マシュースワンは若い雄で精悍で美しく危険な獣。しなやかな身体から匂い立つ存在感に目が離せない。ごめんドミニク王子、あんまり観てなかった。(笑)

蹴り上げたつま先の美しさ、静止した時の身体のライン、舞い上がった時の浮揚感、どの瞬間をとっても美しくさすがバリバリのクラシックバレエダンサー。

ザ・ストレンジャーではフェロモンを振りまきまくってその場のみんなをメロメロにするわけだが、あの見た目の悪魔的な美しさ反則!となりつつ踊りはエレガント。やりすぎないところはマシューの若さゆえか、ロイヤルの品の良さか。

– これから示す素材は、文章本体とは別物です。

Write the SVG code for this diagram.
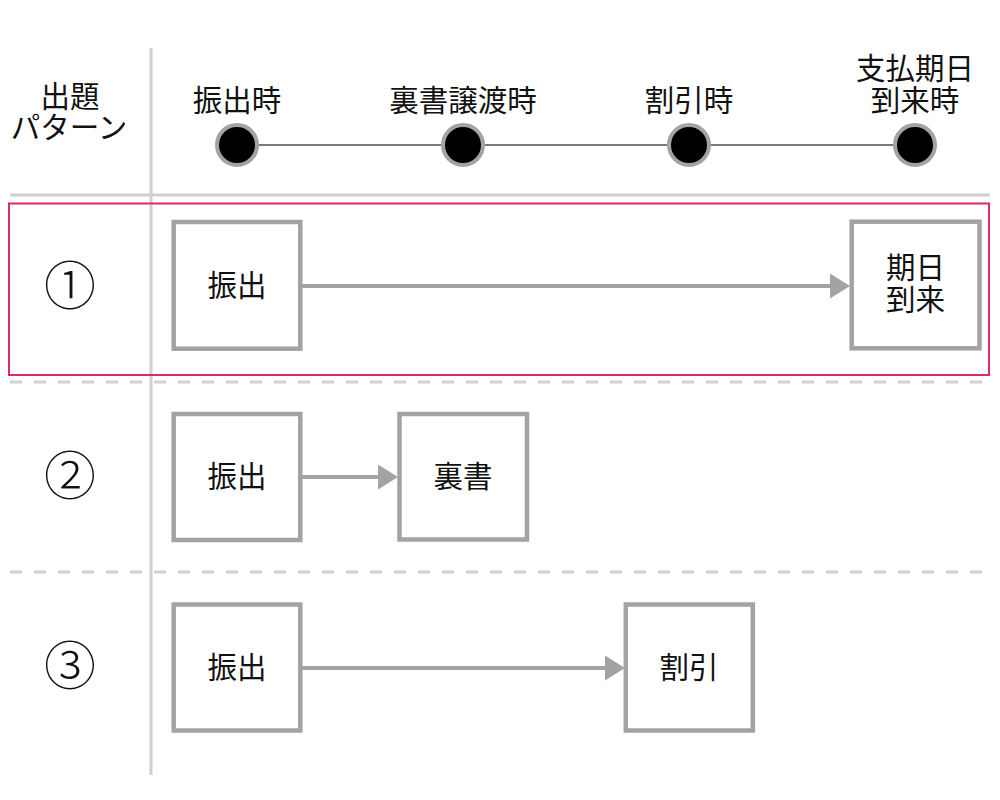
<svg xmlns="http://www.w3.org/2000/svg" width="1000" height="800" viewBox="0 0 1000 800">
<style>
text{font-family:"Noto Sans CJK JP","Noto Sans",sans-serif;fill:#111;text-anchor:middle}
.lbl{font-size:29.5px}
.num{font-size:52px;font-weight:300}
.grid{stroke:#d0d0d0;stroke-width:3;fill:none}
.dash{stroke:#d0d0d0;stroke-width:3;stroke-dasharray:12 12;fill:none}
.box{fill:#fff;stroke:#a3a3a3;stroke-width:4.5}
.dot{fill:#000;stroke:#a3a3a3;stroke-width:4}
.tl{stroke:#7a7a7a;stroke-width:2}
.arr{stroke:#a3a3a3;stroke-width:4;fill:none;marker-end:url(#ah)}
</style>
<defs>
<marker id="ah" markerUnits="userSpaceOnUse" markerWidth="21" markerHeight="26" refX="0" refY="12.5" orient="auto" viewBox="0 0 21 26">
<path d="M0,0 L20,12.5 L0,25 z" fill="#a3a3a3"/>
</marker>
</defs>
<rect width="1000" height="800" fill="#fff"/>
<g id="grid">
<line class="grid" x1="151" y1="48" x2="151" y2="775"/>
<line class="grid" x1="10" y1="195" x2="990" y2="195"/>
<line class="dash" x1="10" y1="382" x2="990" y2="382"/>
<line class="dash" x1="10" y1="572" x2="990" y2="572"/>
</g>
<g id="header">
<text class="lbl" x="70" y="107">出題</text>
<text class="lbl" x="69" y="138">パターン</text>
</g>
<g id="timeline">
<line class="tl" x1="237" y1="145" x2="915" y2="145"/>
<g id="t1"><circle class="dot" cx="237" cy="145" r="20"/><text class="lbl" x="237" y="111">振出時</text></g>
<g id="t2"><circle class="dot" cx="463" cy="145" r="20"/><text class="lbl" x="463" y="111">裏書譲渡時</text></g>
<g id="t3"><circle class="dot" cx="689" cy="145" r="20"/><text class="lbl" x="689" y="111">割引時</text></g>
<g id="t4"><circle class="dot" cx="915" cy="145" r="20"/><text class="lbl" x="915" y="79">支払期日</text><text class="lbl" x="915" y="111">到来時</text></g>
</g>
<rect id="highlight" x="9" y="203.5" width="980" height="171.5" fill="none" stroke="#e2266f" stroke-width="2"/>
<g id="p1label"><text class="num" x="70" y="305">①</text></g>
<g id="p2label"><text class="num" x="70" y="495">②</text></g>
<g id="p3label"><text class="num" x="70" y="685">③</text></g>
<g id="connectors">
<line class="arr" x1="302" y1="286" x2="830" y2="286"/>
<line class="arr" x1="302" y1="477" x2="378" y2="477"/>
<line class="arr" x1="302" y1="668" x2="605" y2="668"/>
</g>
<g id="r1a"><rect class="box" x="173.7" y="222" width="126.6" height="126.7"/><text class="lbl" x="237" y="296">振出</text></g>
<g id="r1b"><rect class="box" x="851.7" y="221.7" width="127.8" height="126.6"/><text class="lbl" x="915.6" y="278">期日</text><text class="lbl" x="915.6" y="310">到来</text></g>
<g id="r2a"><rect class="box" x="173.7" y="414" width="126.6" height="126"/><text class="lbl" x="237" y="487">振出</text></g>
<g id="r2b"><rect class="box" x="399.5" y="414" width="127.5" height="125.5"/><text class="lbl" x="463" y="487">裏書</text></g>
<g id="r3a"><rect class="box" x="173.7" y="604.5" width="126.6" height="126"/><text class="lbl" x="237" y="678">振出</text></g>
<g id="r3b"><rect class="box" x="625.8" y="604.5" width="127" height="126"/><text class="lbl" x="689" y="678">割引</text></g>
</svg>
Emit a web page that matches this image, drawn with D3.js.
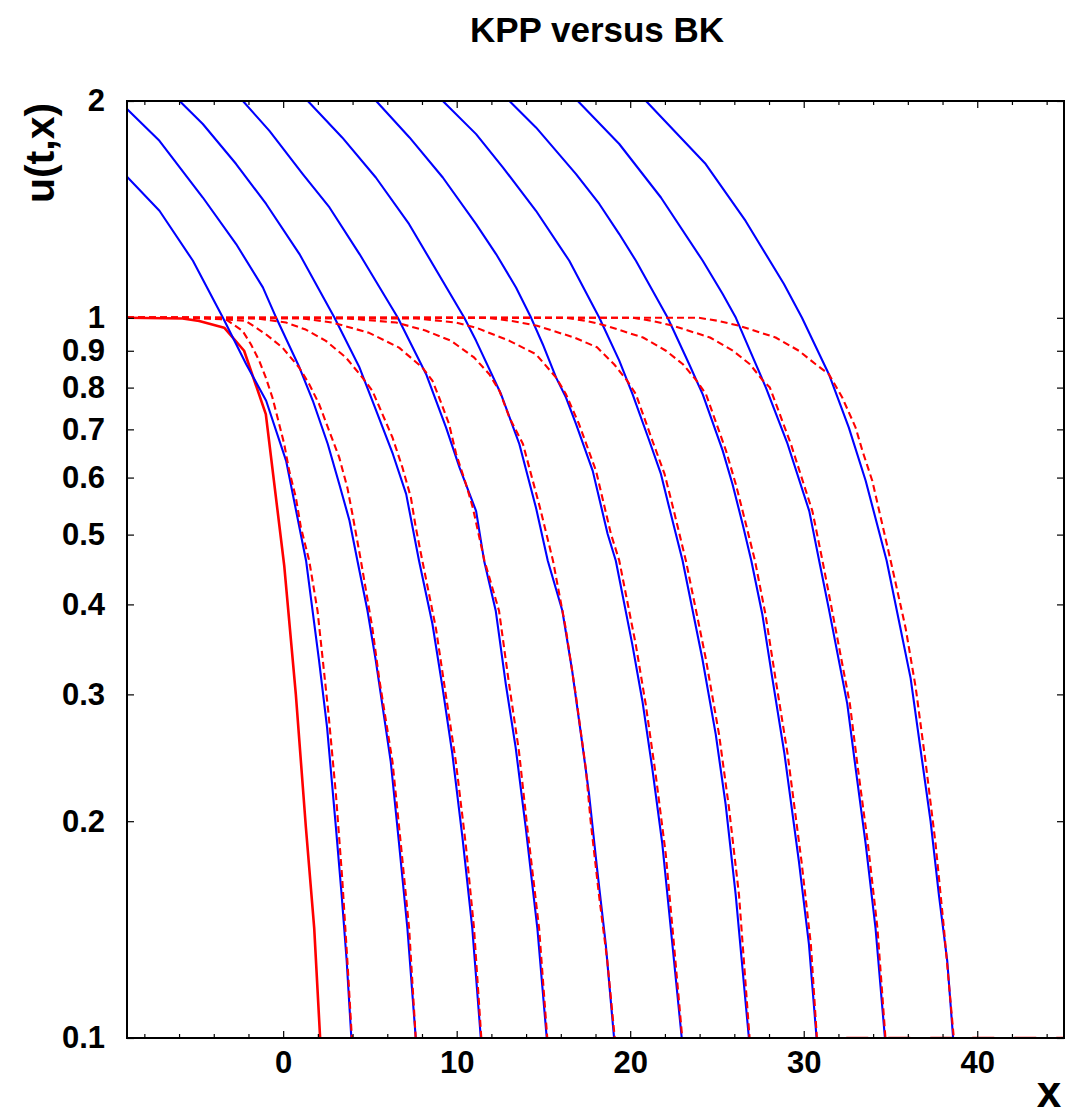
<!DOCTYPE html>
<html><head><meta charset="utf-8">
<script src="https://cdn.jsdelivr.net/npm/d3@7"></script>
<style>
body{margin:0;background:#fff}
svg{display:block}
text{font-family:"Liberation Sans",Arial,Helvetica,sans-serif;font-weight:bold;fill:#000}
</style>
</head><body>
<svg id="chart" width="1070" height="1119"></svg>
<script>
// ---------- data ----------
const titleText = "KPP versus BK";
const xLabelText = "x";
const yLabelText = "u(t,x)";
const xMajorTicks = [0, 10, 20, 30, 40];
const xMinorTicks = [-8, -6, -4, -2, 2, 4, 6, 8, 12, 14, 16, 18, 22, 24, 26, 28, 32, 34, 36, 38, 42, 44];
const yTicks = [0.1, 0.2, 0.3, 0.4, 0.5, 0.6, 0.7, 0.8, 0.9, 1, 2];

// initial condition (red solid)
const initialCondition = [[-9,1.0],[-5.8,0.998],[-4.84,0.99],[-3.4,0.969],[-2.25,0.9],[-1.0,0.735],[0.06,0.453],[0.73,0.30],[1.31,0.196],[1.79,0.142],[2.13,0.1]];

// BK solutions (blue solid)
const bk1 = [[-9,1.57],[-7.13,1.408],[-5.2,1.2],[-3.47,1.0],[-2.13,0.862],[-0.98,0.767],[0.17,0.633],[1.32,0.46],[2.07,0.334],[2.53,0.27],[3.04,0.196],[3.37,0.158],[3.66,0.128],[3.93,0.1]];
const bk2 = [[-9,1.95],[-7.13,1.761],[-4.63,1.469],[-2.71,1.266],[-1.17,1.102],[-0.4,1.0],[0.94,0.853],[1.71,0.767],[2.57,0.668],[3.24,0.587],[3.82,0.523],[4.28,0.46],[4.86,0.392],[5.34,0.334],[6.2,0.242],[6.68,0.186],[7.16,0.142],[7.64,0.1]];
const bk3 = [[-5.97,2.0],[-4.63,1.858],[-2.71,1.635],[-0.98,1.439],[0.94,1.226],[2.96,1.0],[4.4,0.853],[5.36,0.743],[6.32,0.647],[7.09,0.569],[7.83,0.46],[8.6,0.376],[9.18,0.307],[9.75,0.248],[10.33,0.19],[10.9,0.142],[11.39,0.1]];
const bk4 = [[-2.32,2.0],[-0.79,1.818],[1.13,1.583],[2.67,1.423],[4.4,1.226],[6.61,1.0],[8.24,0.835],[9.39,0.704],[10.16,0.62],[11.12,0.539],[11.58,0.46],[12.25,0.392],[12.83,0.31],[13.4,0.253],[13.98,0.196],[14.65,0.142],[15.19,0.1]];
const bk5 = [[1.42,2.0],[3.4,1.78],[5.34,1.566],[7.26,1.349],[10.44,1.0],[11.12,0.929],[12.56,0.783],[13.61,0.668],[14.57,0.545],[15.25,0.46],[16.09,0.392],[16.66,0.323],[17.24,0.256],[17.63,0.218],[18.1,0.171],[18.59,0.135],[19.07,0.1]];
const bk6 = [[5.36,2.0],[7.28,1.78],[9.2,1.566],[11.12,1.349],[12.27,1.226],[13.42,1.102],[14.29,1.0],[14.96,0.919],[15.73,0.826],[16.3,0.775],[16.88,0.712],[17.84,0.613],[18.7,0.501],[19.17,0.46],[20.12,0.352],[20.7,0.294],[21.27,0.237],[21.85,0.186],[22.43,0.135],[22.97,0.1]];
const bk7 = [[9.2,2.0],[11.12,1.799],[12.66,1.618],[14.57,1.408],[16.49,1.2],[18.22,1.0],[19.37,0.872],[20.14,0.783],[21.1,0.675],[21.77,0.607],[22.25,0.545],[23.02,0.46],[24.15,0.337],[24.93,0.264],[25.5,0.211],[26.08,0.158],[26.84,0.1]];
const bk8 = [[13.04,2.0],[14.57,1.838],[16.88,1.583],[18.22,1.439],[19.37,1.307],[20.33,1.2],[22.16,1.0],[23.4,0.862],[24.18,0.783],[25.33,0.654],[25.9,0.587],[26.48,0.517],[26.98,0.46],[27.61,0.388],[28.19,0.316],[28.89,0.248],[29.72,0.176],[30.3,0.135],[30.74,0.1]];
const bk9 = [[16.98,2.0],[19.37,1.743],[21.77,1.469],[24.18,1.2],[25.33,1.079],[26.09,1.0],[27.82,0.8],[29.07,0.668],[30.32,0.539],[30.89,0.46],[31.45,0.394],[32.51,0.291],[32.99,0.237],[33.57,0.186],[34.14,0.142],[34.68,0.1]];
const bk10 = [[20.91,2.0],[24.35,1.635],[26.65,1.363],[28.86,1.114],[29.9,1.0],[31.45,0.835],[32.6,0.704],[33.57,0.594],[34.78,0.46],[36.16,0.316],[36.83,0.242],[37.31,0.2],[37.79,0.158],[38.27,0.128],[38.61,0.1]];

// KPP solutions (red dashed)
const kpp1 = [[-9,1.0],[-5.5,1.0],[-3.3,0.995],[-2.34,0.959],[-1.86,0.919],[-1.38,0.872],[-1.0,0.826],[-0.62,0.775],[-0.23,0.712],[0.06,0.668],[0.35,0.613],[0.73,0.563],[1.02,0.512],[1.5,0.46],[1.98,0.392],[2.6,0.284],[3.04,0.218],[3.4,0.167],[3.7,0.128],[3.96,0.1]];
const kpp2 = [[-9,1.0],[-4.5,1.0],[-2.15,0.99],[-1.0,0.949],[-0.04,0.909],[0.92,0.853],[1.5,0.809],[2.07,0.759],[2.65,0.697],[3.23,0.64],[3.7,0.581],[3.99,0.534],[4.48,0.46],[5.14,0.371],[5.53,0.316],[6.3,0.242],[6.78,0.186],[7.26,0.142],[7.64,0.1]];
const kpp3 = [[-9,1.0],[-1.5,0.998],[0.16,0.985],[1.3,0.963],[2.46,0.929],[3.61,0.881],[4.57,0.826],[5.14,0.792],[5.72,0.735],[6.3,0.682],[6.87,0.62],[7.36,0.563],[7.64,0.512],[8.02,0.46],[8.8,0.371],[9.37,0.3],[9.95,0.242],[10.52,0.186],[11.0,0.142],[11.42,0.1]];
const kpp4 = [[-9,1.0],[1.0,0.999],[2.84,0.985],[4.95,0.953],[6.68,0.909],[8.02,0.853],[8.6,0.818],[8.99,0.775],[9.56,0.712],[9.97,0.647],[10.54,0.587],[10.93,0.545],[11.6,0.46],[12.44,0.392],[13.02,0.31],[13.59,0.25],[14.07,0.196],[14.75,0.142],[15.22,0.1]];
const kpp5 = [[-9,1.0],[3.5,0.999],[6.51,0.985],[8.2,0.96],[9.68,0.929],[11.0,0.881],[11.88,0.835],[12.46,0.792],[13.04,0.727],[13.82,0.668],[14.8,0.545],[15.55,0.46],[16.28,0.371],[16.86,0.3],[17.44,0.237],[17.72,0.2],[18.2,0.158],[18.68,0.128],[19.11,0.1]];
const kpp6 = [[-9,1.0],[7.66,0.998],[9.97,0.985],[11.12,0.969],[13.04,0.929],[14.57,0.89],[15.73,0.826],[16.3,0.783],[17.05,0.712],[18.03,0.613],[18.89,0.501],[19.37,0.46],[20.32,0.352],[20.89,0.291],[21.47,0.232],[22.05,0.18],[22.52,0.135],[23.0,0.1]];
const kpp7 = [[-9,1.0],[11.75,1.0],[13.19,0.99],[14.63,0.975],[16.76,0.939],[18.09,0.91],[19.07,0.862],[19.82,0.818],[20.33,0.783],[21.28,0.675],[21.98,0.607],[22.47,0.545],[23.21,0.46],[24.35,0.337],[25.12,0.264],[25.69,0.209],[26.27,0.158],[26.88,0.1]];
const kpp8 = [[-9,1.0],[16.3,1.0],[17.5,0.99],[18.61,0.975],[20.74,0.939],[22.06,0.9],[23.04,0.862],[23.79,0.82],[24.37,0.783],[25.52,0.654],[26.09,0.587],[26.67,0.517],[27.19,0.46],[27.79,0.388],[28.37,0.316],[29.07,0.248],[29.87,0.176],[30.41,0.135],[30.76,0.1]];
const kpp9 = [[-9,1.0],[20.16,1.0],[21.3,0.99],[22.47,0.975],[24.6,0.939],[25.92,0.9],[26.9,0.862],[27.65,0.818],[28.05,0.8],[29.26,0.668],[30.5,0.539],[31.08,0.46],[31.62,0.394],[32.66,0.291],[33.12,0.237],[33.7,0.186],[34.25,0.142],[34.71,0.1]];
const kpp10 = [[-9,1.0],[23.96,1.0],[25.1,0.99],[26.27,0.975],[28.38,0.939],[29.72,0.9],[30.69,0.862],[31.45,0.835],[32.22,0.775],[32.99,0.704],[33.38,0.654],[33.95,0.594],[35.01,0.46],[35.87,0.371],[36.45,0.307],[37.02,0.242],[37.6,0.186],[38.08,0.142],[38.65,0.1]];
const kppFloor = [[31.3,0.1],[45,0.1]];

const bkCurves = [bk1, bk2, bk3, bk4, bk5, bk6, bk7, bk8, bk9, bk10];
const kppCurves = [kpp1, kpp2, kpp3, kpp4, kpp5, kpp6, kpp7, kpp8, kpp9, kpp10];

// ---------- drawing ----------
const L = 127, R = 1064, T = 101, B = 1038;
const x = d3.scaleLinear().domain([-9, 45]).range([L, R]);
const y = d3.scaleLog().domain([0.1, 2]).range([B, T]);
const svg = d3.select('#chart');
svg.append('rect').attr('width',1070).attr('height',1119).attr('fill','#fff');

svg.append('defs').append('clipPath').attr('id','clip')
  .append('rect').attr('x',L).attr('y',T-1).attr('width',R-L).attr('height',B-T+2);

const line = d3.line().x(d => x(d[0])).y(d => y(d[1]));
const plot = svg.append('g').attr('clip-path','url(#clip)');

plot.append('path').datum(initialCondition).attr('d', line)
  .attr('fill','none').attr('stroke','#ff0000').attr('stroke-width',2.6).attr('stroke-linejoin','round');

plot.selectAll('path.bk').data(bkCurves).enter().append('path').attr('class','bk')
  .attr('d', line).attr('fill','none').attr('stroke','#0000ff').attr('stroke-width',2.1).attr('stroke-linejoin','round');

plot.selectAll('path.kpp').data(kppCurves).enter().append('path').attr('class','kpp')
  .attr('d', line).attr('fill','none').attr('stroke','#ff0000').attr('stroke-width',2.1)
  .attr('stroke-linejoin','round').attr('stroke-dasharray','7,4');

plot.append('path').datum(kppFloor).attr('d', line)
  .attr('fill','none').attr('stroke','#ff0000').attr('stroke-width',2.4)
  .attr('stroke-dasharray','22,20').attr('stroke-dashoffset',-20);

// axes
function style(g, fs){
  g.select('.domain').remove();
  g.selectAll('.tick line').attr('stroke','#000').attr('stroke-width',1.2);
  g.selectAll('text').attr('font-size',fs).attr('font-family','"Liberation Sans",Arial,sans-serif').attr('font-weight','bold').attr('fill','#000');
  g.attr('font-size',null).attr('font-family',null);
}
const fs = 31;
svg.append('g').attr('transform',`translate(0,${B})`)
  .call(d3.axisBottom(x).tickValues(xMajorTicks).tickSizeInner(-7).tickSizeOuter(0).tickPadding(13).tickFormat(d3.format('d')))
  .call(g => style(g, fs));
svg.append('g').attr('transform',`translate(0,${B})`)
  .call(d3.axisBottom(x).tickValues(xMinorTicks).tickSizeInner(-4).tickSizeOuter(0).tickFormat(''))
  .call(g => style(g, fs));
svg.append('g').attr('transform',`translate(0,${T})`)
  .call(d3.axisTop(x).tickValues(xMajorTicks).tickSizeInner(-7).tickSizeOuter(0).tickFormat(''))
  .call(g => style(g, fs));
svg.append('g').attr('transform',`translate(0,${T})`)
  .call(d3.axisTop(x).tickValues(xMinorTicks).tickSizeInner(-4).tickSizeOuter(0).tickFormat(''))
  .call(g => style(g, fs));
svg.append('g').attr('transform',`translate(${L},0)`)
  .call(d3.axisLeft(y).tickValues(yTicks).tickSizeInner(-7).tickSizeOuter(0).tickPadding(22).tickFormat(d => String(d)))
  .call(g => style(g, fs));
svg.append('g').attr('transform',`translate(${R},0)`)
  .call(d3.axisRight(y).tickValues(yTicks).tickSizeInner(-7).tickSizeOuter(0).tickFormat(''))
  .call(g => style(g, fs));

// frame
svg.append('rect').attr('x',L).attr('y',T).attr('width',R-L).attr('height',B-T)
  .attr('fill','none').attr('stroke','#000').attr('stroke-width',2);

// titles
svg.append('text').attr('x',597).attr('y',42).attr('text-anchor','middle').attr('font-size',35).text(titleText);
svg.append('text').attr('transform','translate(54,153) rotate(-90)').attr('text-anchor','middle').attr('font-size',41).text(yLabelText);
svg.append('text').attr('x',1049).attr('y',1107).attr('text-anchor','middle').attr('font-size',44).text(xLabelText);
</script>
</body></html>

四幕、ベッドから出てきた時点でだいぶ弱っていて、二幕での精悍さがあるだけに余計に辛い。本当によくできたプロダクションだよなあ。

 

というわけで完全にザ・スワンの物語として観た今回。王子とザ・スワンの物語という面では少し薄かったのかな。というか、前回のマルセロ・ゴメス&クリス・マーニーのペアが衝撃的に濃かったせいかもしれない。(笑)

 

今回新演出とのことで、変わったかも?とところどころ思いながら観ていたんだけど、一幕に少年王子がいないとスワンのぬいぐるみを持ってた場面がないから、一番最後、ザ・スワンに抱かれて寝室の窓に見える場面が、初見だとどう見えるのかな。(スワンが子供の頃からの特別な存在だったと思ってたのだけど)

あとベッドの下から三羽出てくるところ大好きなんだけど、後ろの壁に大きく映るスワンの影の使い方も含めて好きだったんだけどあの演出変わっちゃった?

 

それにしてもサー・マシューは男性ダンサーの背中や腕の美しさがどれほど人の心をとらえるかよくわかってるよな!あの羽ばたき、あのポーズ、本当にありがとうマシューとアダム!

 

もはや古典「白鳥の湖」の新解釈版の中の"古典"と呼んでもいいのではないかと思われるマシュー・ボーンスワンレイクチャイコフスキーの音楽の素晴らしさと共に、こんな素晴らしい作品を創ってくれてありがとうマシュー!となる。